**GIVEN DATA:**

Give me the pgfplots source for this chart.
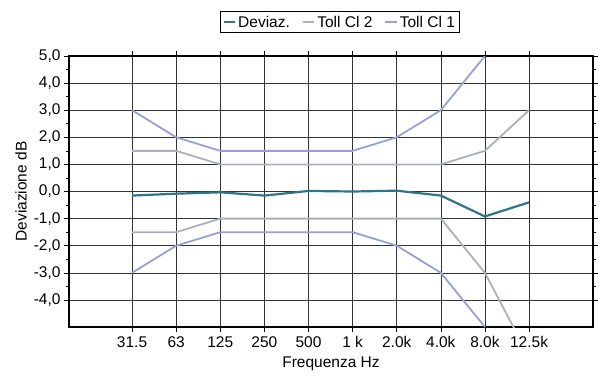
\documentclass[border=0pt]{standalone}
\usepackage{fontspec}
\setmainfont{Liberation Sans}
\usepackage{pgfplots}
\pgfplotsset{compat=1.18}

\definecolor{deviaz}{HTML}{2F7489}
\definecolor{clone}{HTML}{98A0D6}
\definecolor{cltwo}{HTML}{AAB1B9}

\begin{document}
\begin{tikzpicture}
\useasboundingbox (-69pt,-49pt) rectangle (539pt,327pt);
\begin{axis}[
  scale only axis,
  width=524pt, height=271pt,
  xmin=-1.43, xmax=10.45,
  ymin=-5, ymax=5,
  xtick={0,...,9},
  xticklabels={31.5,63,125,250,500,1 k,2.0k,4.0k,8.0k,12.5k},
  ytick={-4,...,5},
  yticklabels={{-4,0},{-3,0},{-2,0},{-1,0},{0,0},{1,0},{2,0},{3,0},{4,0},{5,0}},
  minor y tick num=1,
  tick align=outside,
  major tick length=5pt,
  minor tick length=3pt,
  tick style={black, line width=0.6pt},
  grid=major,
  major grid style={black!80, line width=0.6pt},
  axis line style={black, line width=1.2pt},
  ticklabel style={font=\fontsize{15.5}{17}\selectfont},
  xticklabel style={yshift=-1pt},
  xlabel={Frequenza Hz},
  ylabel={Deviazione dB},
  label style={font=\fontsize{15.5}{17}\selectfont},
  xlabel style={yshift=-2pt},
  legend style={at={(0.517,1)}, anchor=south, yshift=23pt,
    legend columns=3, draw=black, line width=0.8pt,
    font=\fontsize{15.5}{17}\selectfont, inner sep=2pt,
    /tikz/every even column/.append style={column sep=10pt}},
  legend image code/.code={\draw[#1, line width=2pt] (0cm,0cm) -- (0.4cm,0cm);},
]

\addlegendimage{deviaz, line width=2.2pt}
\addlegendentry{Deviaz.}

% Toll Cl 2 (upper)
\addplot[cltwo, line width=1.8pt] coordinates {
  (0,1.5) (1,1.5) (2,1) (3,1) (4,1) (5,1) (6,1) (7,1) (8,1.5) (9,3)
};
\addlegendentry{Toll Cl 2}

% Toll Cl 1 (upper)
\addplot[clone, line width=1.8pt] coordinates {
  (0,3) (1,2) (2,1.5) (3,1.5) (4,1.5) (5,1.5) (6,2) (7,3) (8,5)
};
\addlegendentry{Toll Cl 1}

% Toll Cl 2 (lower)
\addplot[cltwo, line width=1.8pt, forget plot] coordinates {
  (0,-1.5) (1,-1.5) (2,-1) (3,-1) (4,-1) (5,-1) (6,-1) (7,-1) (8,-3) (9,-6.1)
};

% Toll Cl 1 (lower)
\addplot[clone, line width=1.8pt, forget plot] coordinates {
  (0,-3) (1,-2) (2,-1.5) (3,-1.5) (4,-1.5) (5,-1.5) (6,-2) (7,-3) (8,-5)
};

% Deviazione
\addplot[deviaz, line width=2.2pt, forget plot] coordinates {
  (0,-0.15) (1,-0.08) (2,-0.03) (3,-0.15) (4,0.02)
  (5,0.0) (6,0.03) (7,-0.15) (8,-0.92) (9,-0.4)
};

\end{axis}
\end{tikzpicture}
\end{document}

**EXERCISE DIRECTIONS:** Copy the material exactly. Do not include the pictures.

**TASK SOLUTION:**
Give me the pgfplots source for this chart.
\documentclass[border=0pt]{standalone}
\usepackage{fontspec}
\setmainfont{Liberation Sans}
\usepackage{pgfplots}
\pgfplotsset{compat=1.18}

\definecolor{deviaz}{HTML}{2F7489}
\definecolor{clone}{HTML}{98A0D6}
\definecolor{cltwo}{HTML}{AAB1B9}

\begin{document}
\begin{tikzpicture}
\useasboundingbox (-69pt,-49pt) rectangle (539pt,327pt);
\begin{axis}[
  scale only axis,
  width=524pt, height=271pt,
  xmin=-1.43, xmax=10.45,
  ymin=-5, ymax=5,
  xtick={0,...,9},
  xticklabels={31.5,63,125,250,500,1 k,2.0k,4.0k,8.0k,12.5k},
  ytick={-4,...,5},
  yticklabels={{-4,0},{-3,0},{-2,0},{-1,0},{0,0},{1,0},{2,0},{3,0},{4,0},{5,0}},
  minor y tick num=1,
  tick align=outside,
  major tick length=5pt,
  minor tick length=3pt,
  tick style={black, line width=0.6pt},
  grid=major,
  major grid style={black!80, line width=0.6pt},
  axis line style={black, line width=1.2pt},
  ticklabel style={font=\fontsize{15.5}{17}\selectfont},
  xticklabel style={yshift=-1pt},
  xlabel={Frequenza Hz},
  ylabel={Deviazione dB},
  label style={font=\fontsize{15.5}{17}\selectfont},
  xlabel style={yshift=-2pt},
  legend style={at={(0.517,1)}, anchor=south, yshift=23pt,
    legend columns=3, draw=black, line width=0.8pt,
    font=\fontsize{15.5}{17}\selectfont, inner sep=2pt,
    /tikz/every even column/.append style={column sep=10pt}},
  legend image code/.code={\draw[#1, line width=2pt] (0cm,0cm) -- (0.4cm,0cm);},
]

\addlegendimage{deviaz, line width=2.2pt}
\addlegendentry{Deviaz.}

% Toll Cl 2 (upper)
\addplot[cltwo, line width=1.8pt] coordinates {
  (0,1.5) (1,1.5) (2,1) (3,1) (4,1) (5,1) (6,1) (7,1) (8,1.5) (9,3)
};
\addlegendentry{Toll Cl 2}

% Toll Cl 1 (upper)
\addplot[clone, line width=1.8pt] coordinates {
  (0,3) (1,2) (2,1.5) (3,1.5) (4,1.5) (5,1.5) (6,2) (7,3) (8,5)
};
\addlegendentry{Toll Cl 1}

% Toll Cl 2 (lower)
\addplot[cltwo, line width=1.8pt, forget plot] coordinates {
  (0,-1.5) (1,-1.5) (2,-1) (3,-1) (4,-1) (5,-1) (6,-1) (7,-1) (8,-3) (9,-6.1)
};

% Toll Cl 1 (lower)
\addplot[clone, line width=1.8pt, forget plot] coordinates {
  (0,-3) (1,-2) (2,-1.5) (3,-1.5) (4,-1.5) (5,-1.5) (6,-2) (7,-3) (8,-5)
};

% Deviazione
\addplot[deviaz, line width=2.2pt, forget plot] coordinates {
  (0,-0.15) (1,-0.08) (2,-0.03) (3,-0.15) (4,0.02)
  (5,0.0) (6,0.03) (7,-0.15) (8,-0.92) (9,-0.4)
};

\end{axis}
\end{tikzpicture}
\end{document}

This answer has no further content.